Dan Savage, founder of the It Gets Better project posted on his personal blog about the sad news of participant Jamey Rodemeyer taking his life.

The point of the 'It Gets Better' project is to give kids like Jamey Rodemeyer hope for their futures. But sometimes hope isn't enough, he wrote. Sometimes the damage done by hate and by haters is simply too great. Sometimes the future seems too remote. And those are the times our hearts break.

Since this incident, many celebrities have taken a stance to end violence brought on by gay bullying, including the likes of Lady Gaga and Ke$ha.

Following Rodemeyer's suicide, Lady Gaga increased her activism. Bullying must become illegal. It is a hate crime, she tweeted. I am meeting with our President. I will not stop fighting. This must end. Our generation has the power to end it.

Gaga reportedly took her cause straight to the President, where she attended a Democratic Campaign dinner on Sept. 25 to press Obama to help in efforts to stop bullying in the youth.

Ke$ha took to the occasion of National Coming Out Day by creating a special t-shirt featuring a zebra and the message We R Who We R. The proceeds from the t-shirt will go directly to HRC for efforts to achieve equality in the LGBT community.

The Human Rights Campaign also launched a Facebook app in honor of National Coming Out Day, which allows social media users to dedicate their status on Oct. 11 for the cause. The app automatically posts a status which reads, Today is National Coming Out Day!
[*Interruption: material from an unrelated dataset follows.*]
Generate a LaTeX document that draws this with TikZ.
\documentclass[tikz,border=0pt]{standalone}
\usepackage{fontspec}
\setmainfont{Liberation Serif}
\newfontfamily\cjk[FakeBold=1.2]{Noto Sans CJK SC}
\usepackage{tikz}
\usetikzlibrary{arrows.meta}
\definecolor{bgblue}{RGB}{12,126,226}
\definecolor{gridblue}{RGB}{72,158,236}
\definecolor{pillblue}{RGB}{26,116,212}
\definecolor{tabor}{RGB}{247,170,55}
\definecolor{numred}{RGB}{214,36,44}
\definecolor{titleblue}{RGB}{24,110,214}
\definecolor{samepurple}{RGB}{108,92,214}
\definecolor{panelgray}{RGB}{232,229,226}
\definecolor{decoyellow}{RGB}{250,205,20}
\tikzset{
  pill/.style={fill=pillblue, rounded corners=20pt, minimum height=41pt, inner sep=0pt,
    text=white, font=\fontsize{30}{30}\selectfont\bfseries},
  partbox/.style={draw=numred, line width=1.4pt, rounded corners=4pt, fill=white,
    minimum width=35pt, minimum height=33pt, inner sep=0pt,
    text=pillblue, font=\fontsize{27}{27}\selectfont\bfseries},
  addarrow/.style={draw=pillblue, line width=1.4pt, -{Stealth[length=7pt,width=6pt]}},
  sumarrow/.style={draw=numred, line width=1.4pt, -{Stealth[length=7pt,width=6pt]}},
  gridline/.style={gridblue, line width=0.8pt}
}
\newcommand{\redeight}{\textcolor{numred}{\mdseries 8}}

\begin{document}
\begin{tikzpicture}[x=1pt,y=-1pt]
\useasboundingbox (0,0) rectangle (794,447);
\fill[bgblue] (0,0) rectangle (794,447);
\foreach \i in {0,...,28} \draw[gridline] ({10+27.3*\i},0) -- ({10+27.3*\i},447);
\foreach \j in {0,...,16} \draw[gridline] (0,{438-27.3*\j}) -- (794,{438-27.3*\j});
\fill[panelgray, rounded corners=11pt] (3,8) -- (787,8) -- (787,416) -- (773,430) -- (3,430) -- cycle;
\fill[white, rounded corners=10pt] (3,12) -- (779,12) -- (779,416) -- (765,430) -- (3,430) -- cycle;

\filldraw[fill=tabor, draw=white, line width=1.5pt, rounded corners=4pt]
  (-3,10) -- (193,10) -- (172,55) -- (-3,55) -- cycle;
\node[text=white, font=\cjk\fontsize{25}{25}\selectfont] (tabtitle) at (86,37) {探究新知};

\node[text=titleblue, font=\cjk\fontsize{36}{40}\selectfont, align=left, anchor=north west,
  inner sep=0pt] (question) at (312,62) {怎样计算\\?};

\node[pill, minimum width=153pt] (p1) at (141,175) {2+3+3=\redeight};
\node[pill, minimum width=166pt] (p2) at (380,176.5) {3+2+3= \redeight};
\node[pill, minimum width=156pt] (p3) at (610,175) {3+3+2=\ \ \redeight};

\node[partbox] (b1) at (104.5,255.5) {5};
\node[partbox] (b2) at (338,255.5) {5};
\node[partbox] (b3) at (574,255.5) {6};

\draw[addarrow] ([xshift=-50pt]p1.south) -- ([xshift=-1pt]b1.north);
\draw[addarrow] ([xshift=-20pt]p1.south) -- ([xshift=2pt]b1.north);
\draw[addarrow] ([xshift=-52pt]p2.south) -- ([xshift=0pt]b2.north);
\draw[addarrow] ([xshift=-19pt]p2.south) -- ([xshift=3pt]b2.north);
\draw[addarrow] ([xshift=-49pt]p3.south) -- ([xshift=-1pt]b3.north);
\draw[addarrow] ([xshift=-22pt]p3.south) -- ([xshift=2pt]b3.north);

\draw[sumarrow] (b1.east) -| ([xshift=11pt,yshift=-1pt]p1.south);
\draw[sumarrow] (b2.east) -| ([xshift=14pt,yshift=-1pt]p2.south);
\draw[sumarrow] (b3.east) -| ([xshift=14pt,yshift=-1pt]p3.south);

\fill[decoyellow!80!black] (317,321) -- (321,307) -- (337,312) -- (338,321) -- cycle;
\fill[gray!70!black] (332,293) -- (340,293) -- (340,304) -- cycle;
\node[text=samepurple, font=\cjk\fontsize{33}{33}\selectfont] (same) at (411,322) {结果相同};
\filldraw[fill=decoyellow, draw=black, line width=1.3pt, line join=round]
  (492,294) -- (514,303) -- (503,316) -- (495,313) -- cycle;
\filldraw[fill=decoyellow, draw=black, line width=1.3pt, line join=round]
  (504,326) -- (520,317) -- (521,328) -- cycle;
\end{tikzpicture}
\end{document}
I am gay and I am coming out for lesbian, gay, bisexual and transgender equality. Join me in donating your status and come out for LGBT equality and a shortened version to 140 characters compatible for Twitter.

In addition, others are taking it upon themselves to celebrate National Coming Out Day on social media. Among the countless posts, one user, @MChangWMHS, included an inspirational quote from someone who needs no introduction.

Happy National Coming Out Day - 'Today you are You, that is truer than true. There is no one alive who is Youer than You.' - Dr. Seuss , Chang tweeted.